London | Cyber insurance premiums are set to ease after a wild few years, but only for companies that have put in the work to protect themselves against ransomware and other cyber threats.
“The good news is that this correction has now taken place. And now we’re seeing a flattening of premiums,” says Kelly Butler, who has just moved to London from Melbourne to head up insurance broker Marsh McLennan’s UK cyber practice.
“But you have to demonstrate very strong cyber maturity to continue to have cyber insurance.”
The insurance industry was hit by a ransomware epidemic in 2021, which sent premiums through the roof. The cost of buying cyber insurance more than doubled, and the pressure continued into last year.
It was a “painful” time for both insurers and their customers, Ms Butler said.
“Insurers understood very quickly that they weren’t pricing the risk itself correctly, and that was obviously reflected in their loss ratios,” she said.
“We learned a lot from the claims that were coming in, we understood what the costs associated with an incident looked like. And [they] were a lot higher than what the premiums were at the time. So we saw a very sharp and rapid correction.
Although premiums are leveling off – a recent report by broker Howden says they fell 10 per cent in the year to 31 July – Ms Butler says the correction has made insurers cautious.
Insurers will have a checklist of things they need to see, a bit like the cyber equivalent of having deadlocks on the doors and windows for your household insurance.
“If you can’t demonstrate that you have these controls in place, you may be able to get cyber insurance, but it won’t be the cover you need. And the premium will be significant.”
Ransomware shift
The biggest threat to businesses is ransomware, which occurs when criminal gangs – often operating in Russia and Eastern Europe, but able to strike globally – cut off a company’s access to its data and the criminals demand it be returned.
However, the gangs’ tactics have changed.
“The latest is to exfiltrate data from systems and hold that for ransom as well,” says Ms Butler.
Cyber insurance works a bit like travel insurance, in that if an attack happens, there is real-time support to deal with the aftermath. Most policies now include access to a crisis response team.
But Ms Butler says Marsh has found that many clients “buy this policy and then put it in a drawer and forget about it and don’t know how to use it until there’s a crisis”.
“We’ll sit down with the security team, the risk team, the legal team, the communications team, and we’ll talk to them about what the policy is and how it responds,” she said.
“So at the time of the crisis, it’s ready to go, and the costs associated with it are already agreed with the insurers in advance.”
Now that the industry is starting to get a grip on the cyber threat, Ms Adams’ fear is that governments and their security and enforcement agencies underestimate what insurers have to offer.

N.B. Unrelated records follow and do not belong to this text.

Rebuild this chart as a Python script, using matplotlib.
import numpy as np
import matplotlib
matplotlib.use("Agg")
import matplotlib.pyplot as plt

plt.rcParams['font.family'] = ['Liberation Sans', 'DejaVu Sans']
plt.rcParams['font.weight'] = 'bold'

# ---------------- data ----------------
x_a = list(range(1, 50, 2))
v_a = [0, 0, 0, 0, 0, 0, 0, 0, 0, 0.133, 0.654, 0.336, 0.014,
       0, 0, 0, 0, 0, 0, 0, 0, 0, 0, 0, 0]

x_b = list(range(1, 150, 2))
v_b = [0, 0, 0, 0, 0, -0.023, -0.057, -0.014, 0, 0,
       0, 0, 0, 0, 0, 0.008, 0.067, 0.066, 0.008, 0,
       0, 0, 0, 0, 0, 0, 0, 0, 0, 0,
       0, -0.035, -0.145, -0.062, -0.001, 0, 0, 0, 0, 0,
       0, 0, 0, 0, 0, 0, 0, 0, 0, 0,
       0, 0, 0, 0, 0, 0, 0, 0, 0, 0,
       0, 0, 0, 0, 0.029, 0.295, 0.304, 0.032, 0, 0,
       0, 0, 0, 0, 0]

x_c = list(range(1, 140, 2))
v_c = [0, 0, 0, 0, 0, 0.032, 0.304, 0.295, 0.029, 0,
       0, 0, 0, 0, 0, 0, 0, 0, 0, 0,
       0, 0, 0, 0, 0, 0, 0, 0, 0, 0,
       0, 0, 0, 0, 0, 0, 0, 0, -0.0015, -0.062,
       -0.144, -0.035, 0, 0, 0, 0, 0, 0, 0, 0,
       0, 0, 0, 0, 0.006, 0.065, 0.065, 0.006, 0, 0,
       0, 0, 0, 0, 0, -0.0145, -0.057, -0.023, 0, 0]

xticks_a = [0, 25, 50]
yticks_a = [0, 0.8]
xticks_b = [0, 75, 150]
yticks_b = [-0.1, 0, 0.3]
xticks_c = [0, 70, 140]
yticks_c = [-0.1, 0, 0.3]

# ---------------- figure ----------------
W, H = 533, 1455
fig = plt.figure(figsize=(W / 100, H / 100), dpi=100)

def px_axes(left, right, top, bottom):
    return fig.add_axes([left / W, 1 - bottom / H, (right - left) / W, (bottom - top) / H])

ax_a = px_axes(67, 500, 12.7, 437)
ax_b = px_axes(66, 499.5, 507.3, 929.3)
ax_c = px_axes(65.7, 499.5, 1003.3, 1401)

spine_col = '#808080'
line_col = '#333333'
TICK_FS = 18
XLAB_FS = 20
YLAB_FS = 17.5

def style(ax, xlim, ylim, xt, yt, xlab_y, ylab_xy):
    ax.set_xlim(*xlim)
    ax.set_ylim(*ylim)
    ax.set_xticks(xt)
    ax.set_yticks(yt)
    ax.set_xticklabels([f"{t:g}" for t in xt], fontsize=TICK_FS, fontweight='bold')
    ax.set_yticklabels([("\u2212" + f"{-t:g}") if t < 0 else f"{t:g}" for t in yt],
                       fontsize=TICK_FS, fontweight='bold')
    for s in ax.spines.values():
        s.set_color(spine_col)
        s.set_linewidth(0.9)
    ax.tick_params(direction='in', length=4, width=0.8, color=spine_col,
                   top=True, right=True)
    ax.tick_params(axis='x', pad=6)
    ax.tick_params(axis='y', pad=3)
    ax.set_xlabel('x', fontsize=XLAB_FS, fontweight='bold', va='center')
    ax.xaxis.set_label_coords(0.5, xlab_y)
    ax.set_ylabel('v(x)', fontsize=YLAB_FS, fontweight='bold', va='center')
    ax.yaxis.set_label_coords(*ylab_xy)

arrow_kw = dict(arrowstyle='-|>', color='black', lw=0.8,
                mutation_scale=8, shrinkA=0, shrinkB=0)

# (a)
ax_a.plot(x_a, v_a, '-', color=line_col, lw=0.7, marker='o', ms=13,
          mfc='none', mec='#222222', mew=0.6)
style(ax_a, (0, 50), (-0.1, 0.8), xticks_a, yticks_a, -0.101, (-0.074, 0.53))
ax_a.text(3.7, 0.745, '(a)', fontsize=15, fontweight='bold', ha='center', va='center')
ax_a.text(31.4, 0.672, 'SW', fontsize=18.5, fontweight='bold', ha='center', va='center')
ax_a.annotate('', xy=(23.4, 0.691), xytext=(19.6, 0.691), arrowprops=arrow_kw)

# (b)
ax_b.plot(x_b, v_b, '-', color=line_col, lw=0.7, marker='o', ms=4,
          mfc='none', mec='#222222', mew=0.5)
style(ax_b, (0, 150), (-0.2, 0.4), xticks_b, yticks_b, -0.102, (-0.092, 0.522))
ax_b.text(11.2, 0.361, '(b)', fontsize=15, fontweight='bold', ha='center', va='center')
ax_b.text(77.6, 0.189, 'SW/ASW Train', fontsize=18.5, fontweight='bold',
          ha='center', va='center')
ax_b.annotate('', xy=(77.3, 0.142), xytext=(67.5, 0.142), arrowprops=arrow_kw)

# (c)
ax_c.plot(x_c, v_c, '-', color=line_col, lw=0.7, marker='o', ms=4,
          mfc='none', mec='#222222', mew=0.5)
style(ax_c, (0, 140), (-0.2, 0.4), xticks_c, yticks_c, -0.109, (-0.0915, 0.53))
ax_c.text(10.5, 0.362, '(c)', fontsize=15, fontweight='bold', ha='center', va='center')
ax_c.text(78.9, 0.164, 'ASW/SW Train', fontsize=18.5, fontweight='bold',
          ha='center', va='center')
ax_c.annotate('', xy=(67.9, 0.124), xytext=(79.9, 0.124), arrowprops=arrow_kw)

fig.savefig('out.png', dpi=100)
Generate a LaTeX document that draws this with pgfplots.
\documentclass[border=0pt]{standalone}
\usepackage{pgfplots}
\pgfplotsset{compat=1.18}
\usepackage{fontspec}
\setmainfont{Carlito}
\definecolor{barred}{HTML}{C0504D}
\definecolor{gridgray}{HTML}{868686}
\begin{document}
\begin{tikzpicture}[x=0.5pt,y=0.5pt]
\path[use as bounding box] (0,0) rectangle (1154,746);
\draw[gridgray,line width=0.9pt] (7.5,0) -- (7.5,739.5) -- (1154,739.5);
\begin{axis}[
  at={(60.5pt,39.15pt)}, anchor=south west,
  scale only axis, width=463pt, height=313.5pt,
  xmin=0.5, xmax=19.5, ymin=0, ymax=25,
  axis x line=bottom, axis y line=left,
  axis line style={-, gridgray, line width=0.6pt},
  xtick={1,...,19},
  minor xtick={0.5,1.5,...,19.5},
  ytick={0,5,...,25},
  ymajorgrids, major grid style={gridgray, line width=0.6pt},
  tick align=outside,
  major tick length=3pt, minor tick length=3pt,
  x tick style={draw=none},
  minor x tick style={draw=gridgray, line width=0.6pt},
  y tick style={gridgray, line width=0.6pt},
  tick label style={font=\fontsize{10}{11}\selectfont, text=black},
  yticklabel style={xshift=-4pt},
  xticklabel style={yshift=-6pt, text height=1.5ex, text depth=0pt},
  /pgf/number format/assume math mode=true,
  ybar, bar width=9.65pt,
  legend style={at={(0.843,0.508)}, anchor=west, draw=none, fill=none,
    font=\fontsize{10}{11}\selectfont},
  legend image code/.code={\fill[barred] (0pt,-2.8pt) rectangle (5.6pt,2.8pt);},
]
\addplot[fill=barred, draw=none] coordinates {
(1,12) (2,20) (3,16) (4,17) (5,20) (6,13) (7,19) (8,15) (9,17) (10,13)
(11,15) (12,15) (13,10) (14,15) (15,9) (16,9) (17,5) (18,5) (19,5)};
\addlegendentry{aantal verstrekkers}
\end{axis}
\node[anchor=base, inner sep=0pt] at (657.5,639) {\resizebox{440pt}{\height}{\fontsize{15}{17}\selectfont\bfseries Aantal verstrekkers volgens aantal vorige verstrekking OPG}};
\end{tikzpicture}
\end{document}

“They don’t really appreciate the level of detail that we have, particularly in terms of the incidents themselves and how they play out – the pain points, what ‘good’ looks like in terms of responding to an incident. And we see it every day, we’re in the trenches,” she said.
“There could be a closer partnership. I feel like we’re the missing piece, and we have such valuable data to share. And the collaboration would be to the benefit of everybody.”